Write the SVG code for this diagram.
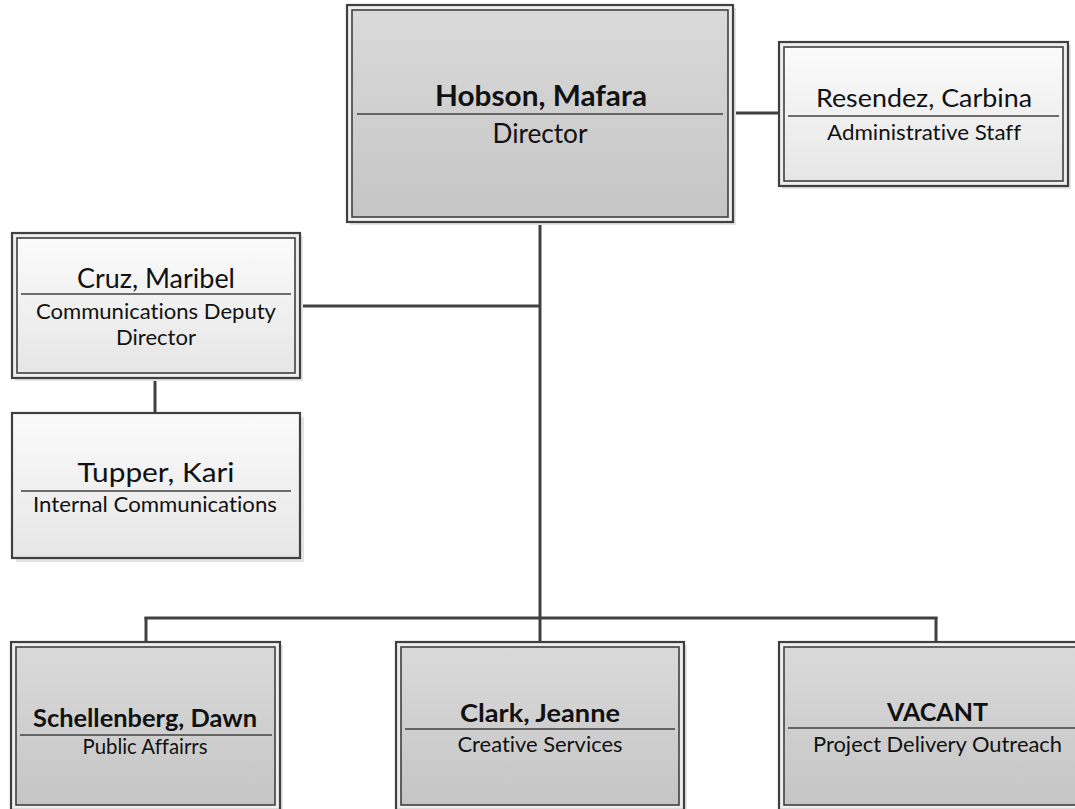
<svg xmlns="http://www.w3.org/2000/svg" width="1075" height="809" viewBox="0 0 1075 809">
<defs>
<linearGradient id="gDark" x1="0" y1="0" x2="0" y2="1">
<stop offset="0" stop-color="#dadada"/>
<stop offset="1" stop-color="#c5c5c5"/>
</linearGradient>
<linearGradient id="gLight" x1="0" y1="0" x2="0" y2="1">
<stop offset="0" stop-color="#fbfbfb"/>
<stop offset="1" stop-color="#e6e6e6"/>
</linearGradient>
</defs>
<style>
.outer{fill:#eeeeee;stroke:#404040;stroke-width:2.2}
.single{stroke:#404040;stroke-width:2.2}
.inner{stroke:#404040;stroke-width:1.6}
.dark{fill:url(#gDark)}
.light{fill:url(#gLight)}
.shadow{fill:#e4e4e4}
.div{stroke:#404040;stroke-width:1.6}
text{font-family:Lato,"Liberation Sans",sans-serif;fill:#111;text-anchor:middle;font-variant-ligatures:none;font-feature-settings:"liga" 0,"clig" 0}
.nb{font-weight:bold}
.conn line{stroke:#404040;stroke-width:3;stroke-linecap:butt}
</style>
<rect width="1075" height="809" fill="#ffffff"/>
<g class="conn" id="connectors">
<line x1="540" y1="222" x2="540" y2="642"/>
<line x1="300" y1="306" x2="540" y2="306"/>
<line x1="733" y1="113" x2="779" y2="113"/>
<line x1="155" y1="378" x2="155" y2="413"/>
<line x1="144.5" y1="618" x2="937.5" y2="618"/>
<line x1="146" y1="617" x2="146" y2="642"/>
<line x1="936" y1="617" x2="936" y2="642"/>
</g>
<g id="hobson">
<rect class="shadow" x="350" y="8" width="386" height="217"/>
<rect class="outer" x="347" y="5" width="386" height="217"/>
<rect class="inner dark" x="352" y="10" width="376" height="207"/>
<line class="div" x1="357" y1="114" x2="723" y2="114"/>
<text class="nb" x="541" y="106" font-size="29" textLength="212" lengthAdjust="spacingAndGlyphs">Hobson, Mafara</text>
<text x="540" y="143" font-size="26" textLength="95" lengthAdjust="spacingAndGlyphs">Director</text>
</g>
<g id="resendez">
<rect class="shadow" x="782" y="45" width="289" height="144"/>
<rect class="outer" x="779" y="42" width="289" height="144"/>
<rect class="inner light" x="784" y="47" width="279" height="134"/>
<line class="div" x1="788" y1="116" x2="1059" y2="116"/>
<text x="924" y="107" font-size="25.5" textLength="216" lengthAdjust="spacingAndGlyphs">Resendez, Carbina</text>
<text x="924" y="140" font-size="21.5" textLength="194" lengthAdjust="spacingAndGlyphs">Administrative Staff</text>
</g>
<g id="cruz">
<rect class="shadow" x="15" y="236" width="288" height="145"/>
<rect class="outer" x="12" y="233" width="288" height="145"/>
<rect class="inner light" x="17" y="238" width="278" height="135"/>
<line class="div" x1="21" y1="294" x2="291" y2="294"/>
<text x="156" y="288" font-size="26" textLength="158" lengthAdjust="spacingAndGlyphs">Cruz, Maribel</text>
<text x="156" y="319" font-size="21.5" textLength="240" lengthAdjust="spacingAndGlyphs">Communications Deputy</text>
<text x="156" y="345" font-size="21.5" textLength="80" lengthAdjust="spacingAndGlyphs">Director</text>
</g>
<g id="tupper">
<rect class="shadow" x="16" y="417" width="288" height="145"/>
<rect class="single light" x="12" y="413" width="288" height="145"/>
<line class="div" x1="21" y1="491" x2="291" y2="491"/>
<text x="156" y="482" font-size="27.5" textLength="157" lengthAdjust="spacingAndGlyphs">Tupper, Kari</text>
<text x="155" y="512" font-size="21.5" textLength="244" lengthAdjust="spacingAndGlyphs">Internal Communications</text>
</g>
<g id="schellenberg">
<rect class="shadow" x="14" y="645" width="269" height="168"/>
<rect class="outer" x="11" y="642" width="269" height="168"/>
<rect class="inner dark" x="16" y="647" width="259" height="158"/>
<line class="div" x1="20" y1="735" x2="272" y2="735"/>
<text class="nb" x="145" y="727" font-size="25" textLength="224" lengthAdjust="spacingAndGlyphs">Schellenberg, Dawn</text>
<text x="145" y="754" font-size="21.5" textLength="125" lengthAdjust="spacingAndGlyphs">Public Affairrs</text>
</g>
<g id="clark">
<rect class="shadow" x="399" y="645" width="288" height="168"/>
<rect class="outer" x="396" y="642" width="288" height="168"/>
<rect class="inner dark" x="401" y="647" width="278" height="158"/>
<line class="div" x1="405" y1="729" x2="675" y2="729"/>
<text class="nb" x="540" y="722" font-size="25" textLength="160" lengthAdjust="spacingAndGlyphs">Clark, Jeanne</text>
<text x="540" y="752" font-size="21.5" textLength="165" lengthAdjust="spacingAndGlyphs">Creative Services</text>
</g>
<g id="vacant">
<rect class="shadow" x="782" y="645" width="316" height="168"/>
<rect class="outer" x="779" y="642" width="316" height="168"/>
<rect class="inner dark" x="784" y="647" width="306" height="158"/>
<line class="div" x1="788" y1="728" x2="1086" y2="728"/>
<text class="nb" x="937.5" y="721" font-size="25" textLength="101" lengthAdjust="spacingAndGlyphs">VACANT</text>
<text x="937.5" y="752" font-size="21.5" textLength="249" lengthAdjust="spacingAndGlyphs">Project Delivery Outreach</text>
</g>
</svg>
# # # # #
» **Requirement**
Exactly as written, return every line of the listing, but not the pictures.

» **Exercise result**
Write the SVG code for this diagram.
<svg xmlns="http://www.w3.org/2000/svg" width="1075" height="809" viewBox="0 0 1075 809">
<defs>
<linearGradient id="gDark" x1="0" y1="0" x2="0" y2="1">
<stop offset="0" stop-color="#dadada"/>
<stop offset="1" stop-color="#c5c5c5"/>
</linearGradient>
<linearGradient id="gLight" x1="0" y1="0" x2="0" y2="1">
<stop offset="0" stop-color="#fbfbfb"/>
<stop offset="1" stop-color="#e6e6e6"/>
</linearGradient>
</defs>
<style>
.outer{fill:#eeeeee;stroke:#404040;stroke-width:2.2}
.single{stroke:#404040;stroke-width:2.2}
.inner{stroke:#404040;stroke-width:1.6}
.dark{fill:url(#gDark)}
.light{fill:url(#gLight)}
.shadow{fill:#e4e4e4}
.div{stroke:#404040;stroke-width:1.6}
text{font-family:Lato,"Liberation Sans",sans-serif;fill:#111;text-anchor:middle;font-variant-ligatures:none;font-feature-settings:"liga" 0,"clig" 0}
.nb{font-weight:bold}
.conn line{stroke:#404040;stroke-width:3;stroke-linecap:butt}
</style>
<rect width="1075" height="809" fill="#ffffff"/>
<g class="conn" id="connectors">
<line x1="540" y1="222" x2="540" y2="642"/>
<line x1="300" y1="306" x2="540" y2="306"/>
<line x1="733" y1="113" x2="779" y2="113"/>
<line x1="155" y1="378" x2="155" y2="413"/>
<line x1="144.5" y1="618" x2="937.5" y2="618"/>
<line x1="146" y1="617" x2="146" y2="642"/>
<line x1="936" y1="617" x2="936" y2="642"/>
</g>
<g id="hobson">
<rect class="shadow" x="350" y="8" width="386" height="217"/>
<rect class="outer" x="347" y="5" width="386" height="217"/>
<rect class="inner dark" x="352" y="10" width="376" height="207"/>
<line class="div" x1="357" y1="114" x2="723" y2="114"/>
<text class="nb" x="541" y="106" font-size="29" textLength="212" lengthAdjust="spacingAndGlyphs">Hobson, Mafara</text>
<text x="540" y="143" font-size="26" textLength="95" lengthAdjust="spacingAndGlyphs">Director</text>
</g>
<g id="resendez">
<rect class="shadow" x="782" y="45" width="289" height="144"/>
<rect class="outer" x="779" y="42" width="289" height="144"/>
<rect class="inner light" x="784" y="47" width="279" height="134"/>
<line class="div" x1="788" y1="116" x2="1059" y2="116"/>
<text x="924" y="107" font-size="25.5" textLength="216" lengthAdjust="spacingAndGlyphs">Resendez, Carbina</text>
<text x="924" y="140" font-size="21.5" textLength="194" lengthAdjust="spacingAndGlyphs">Administrative Staff</text>
</g>
<g id="cruz">
<rect class="shadow" x="15" y="236" width="288" height="145"/>
<rect class="outer" x="12" y="233" width="288" height="145"/>
<rect class="inner light" x="17" y="238" width="278" height="135"/>
<line class="div" x1="21" y1="294" x2="291" y2="294"/>
<text x="156" y="288" font-size="26" textLength="158" lengthAdjust="spacingAndGlyphs">Cruz, Maribel</text>
<text x="156" y="319" font-size="21.5" textLength="240" lengthAdjust="spacingAndGlyphs">Communications Deputy</text>
<text x="156" y="345" font-size="21.5" textLength="80" lengthAdjust="spacingAndGlyphs">Director</text>
</g>
<g id="tupper">
<rect class="shadow" x="16" y="417" width="288" height="145"/>
<rect class="single light" x="12" y="413" width="288" height="145"/>
<line class="div" x1="21" y1="491" x2="291" y2="491"/>
<text x="156" y="482" font-size="27.5" textLength="157" lengthAdjust="spacingAndGlyphs">Tupper, Kari</text>
<text x="155" y="512" font-size="21.5" textLength="244" lengthAdjust="spacingAndGlyphs">Internal Communications</text>
</g>
<g id="schellenberg">
<rect class="shadow" x="14" y="645" width="269" height="168"/>
<rect class="outer" x="11" y="642" width="269" height="168"/>
<rect class="inner dark" x="16" y="647" width="259" height="158"/>
<line class="div" x1="20" y1="735" x2="272" y2="735"/>
<text class="nb" x="145" y="727" font-size="25" textLength="224" lengthAdjust="spacingAndGlyphs">Schellenberg, Dawn</text>
<text x="145" y="754" font-size="21.5" textLength="125" lengthAdjust="spacingAndGlyphs">Public Affairrs</text>
</g>
<g id="clark">
<rect class="shadow" x="399" y="645" width="288" height="168"/>
<rect class="outer" x="396" y="642" width="288" height="168"/>
<rect class="inner dark" x="401" y="647" width="278" height="158"/>
<line class="div" x1="405" y1="729" x2="675" y2="729"/>
<text class="nb" x="540" y="722" font-size="25" textLength="160" lengthAdjust="spacingAndGlyphs">Clark, Jeanne</text>
<text x="540" y="752" font-size="21.5" textLength="165" lengthAdjust="spacingAndGlyphs">Creative Services</text>
</g>
<g id="vacant">
<rect class="shadow" x="782" y="645" width="316" height="168"/>
<rect class="outer" x="779" y="642" width="316" height="168"/>
<rect class="inner dark" x="784" y="647" width="306" height="158"/>
<line class="div" x1="788" y1="728" x2="1086" y2="728"/>
<text class="nb" x="937.5" y="721" font-size="25" textLength="101" lengthAdjust="spacingAndGlyphs">VACANT</text>
<text x="937.5" y="752" font-size="21.5" textLength="249" lengthAdjust="spacingAndGlyphs">Project Delivery Outreach</text>
</g>
</svg>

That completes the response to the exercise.